Work to be completed: Quote from the first line below through the line that contains "(busBl) -- (busBr);", both included, and leave the pictures out.

>> Begin

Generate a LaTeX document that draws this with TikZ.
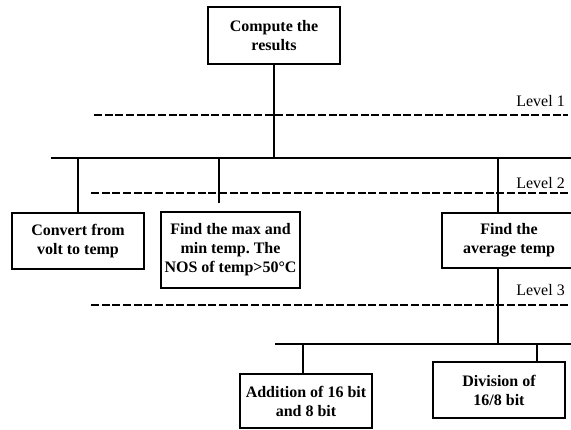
\documentclass[tikz,border=0pt]{standalone}
\usepackage{fontspec}
\setmainfont{Liberation Serif}
\usetikzlibrary{calc}
\frenchspacing

\begin{document}
\begin{tikzpicture}[x=0.75pt, y=-0.75pt,
		box/.style={draw, line width=1.9pt, align=center, inner sep=1pt,
			minimum width=99pt, minimum height=42pt,
			font=\fontsize{12}{14.3}\selectfont\bfseries},
		link/.style={line width=1.2pt},
		levelline/.style={line width=1.2pt, dash pattern=on 6pt off 2pt},
		lvltext/.style={anchor=east, inner sep=0pt, font=\fontsize{12}{14}\selectfont}]
			%%%%% START %%%%%
			\useasboundingbox (0, 0) rectangle (571, 429);
			
			% levels
			\draw[levelline] (94, 115) -- (568, 115);
			\draw[levelline] (91, 193) -- (568, 193);
			\draw[levelline] (91, 305) -- (568, 305);
			\node[lvltext] (lvlone) at (565, 101) {Level 1};
			\node[lvltext] (lvltwo) at (565, 183) {Level 2};
			\node[lvltext] (lvlthree) at (565, 290) {Level 3};
			
			% boxes
			\node[box, minimum height=42.75pt] (results) at (274, 35.5) {Compute the\\results};
			\node[box] (volt) at (78, 241) {Convert from\\volt to temp};
			\node[box, minimum width=104.25pt, minimum height=57pt] (maxmin) at (230.5, 250) {Find the max and\\min temp. The\\NOS of temp>50°C};
			\node[box, minimum width=100.5pt, minimum height=41.25pt] (avg) at (509, 240.5) {Find the\\average temp};
			\node[box, minimum height=40.5pt] (add) at (306, 401) {Addition of 16 bit\\and 8 bit};
			\node[box] (div) at (499, 390) {Division of\\16/8 bit};
			
			% bus ends and taps
			\coordinate (busAl) at (51, 158);
			\coordinate (busAr) at (571, 158);
			\coordinate (busBl) at (275, 344);
			\coordinate (busBr) at (571, 344);
			\coordinate (maxend) at (219, 203);
			\coordinate (avgtap) at (498, 0);
			\coordinate (addtap) at (303, 0);
			\coordinate (divtap) at (537, 0);
			
			\draw[link] (busAl) -- (busAr);
			\draw[link] (busBl) -- (busBr);
			
			\draw[link] (results.south) -- (results.south |- busAl);
			\draw[link] (volt.north) -- (volt.north |- busAl);
			\draw[link] (maxend) -- (maxend |- busAl);
			\draw[link] (avgtap |- busAl) -- (avgtap |- avg.north);
			\draw[link] (avgtap |- avg.south) -- (avgtap |- busBl);
			\draw[link] (addtap |- busBl) -- (addtap |- add.north);
			\draw[link] (divtap |- busBl) -- (divtap |- div.north);
			
			%%%%% END %%%%%
\end{tikzpicture}
\end{document}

>> End

Finished task:
Generate a LaTeX document that draws this with TikZ.
\documentclass[tikz,border=0pt]{standalone}
\usepackage{fontspec}
\setmainfont{Liberation Serif}
\usetikzlibrary{calc}
\frenchspacing

\begin{document}
\begin{tikzpicture}[x=0.75pt, y=-0.75pt,
		box/.style={draw, line width=1.9pt, align=center, inner sep=1pt,
			minimum width=99pt, minimum height=42pt,
			font=\fontsize{12}{14.3}\selectfont\bfseries},
		link/.style={line width=1.2pt},
		levelline/.style={line width=1.2pt, dash pattern=on 6pt off 2pt},
		lvltext/.style={anchor=east, inner sep=0pt, font=\fontsize{12}{14}\selectfont}]
			%%%%% START %%%%%
			\useasboundingbox (0, 0) rectangle (571, 429);
			
			% levels
			\draw[levelline] (94, 115) -- (568, 115);
			\draw[levelline] (91, 193) -- (568, 193);
			\draw[levelline] (91, 305) -- (568, 305);
			\node[lvltext] (lvlone) at (565, 101) {Level 1};
			\node[lvltext] (lvltwo) at (565, 183) {Level 2};
			\node[lvltext] (lvlthree) at (565, 290) {Level 3};
			
			% boxes
			\node[box, minimum height=42.75pt] (results) at (274, 35.5) {Compute the\\results};
			\node[box] (volt) at (78, 241) {Convert from\\volt to temp};
			\node[box, minimum width=104.25pt, minimum height=57pt] (maxmin) at (230.5, 250) {Find the max and\\min temp. The\\NOS of temp>50°C};
			\node[box, minimum width=100.5pt, minimum height=41.25pt] (avg) at (509, 240.5) {Find the\\average temp};
			\node[box, minimum height=40.5pt] (add) at (306, 401) {Addition of 16 bit\\and 8 bit};
			\node[box] (div) at (499, 390) {Division of\\16/8 bit};
			
			% bus ends and taps
			\coordinate (busAl) at (51, 158);
			\coordinate (busAr) at (571, 158);
			\coordinate (busBl) at (275, 344);
			\coordinate (busBr) at (571, 344);
			\coordinate (maxend) at (219, 203);
			\coordinate (avgtap) at (498, 0);
			\coordinate (addtap) at (303, 0);
			\coordinate (divtap) at (537, 0);
			
			\draw[link] (busAl) -- (busAr);
			\draw[link] (busBl) -- (busBr);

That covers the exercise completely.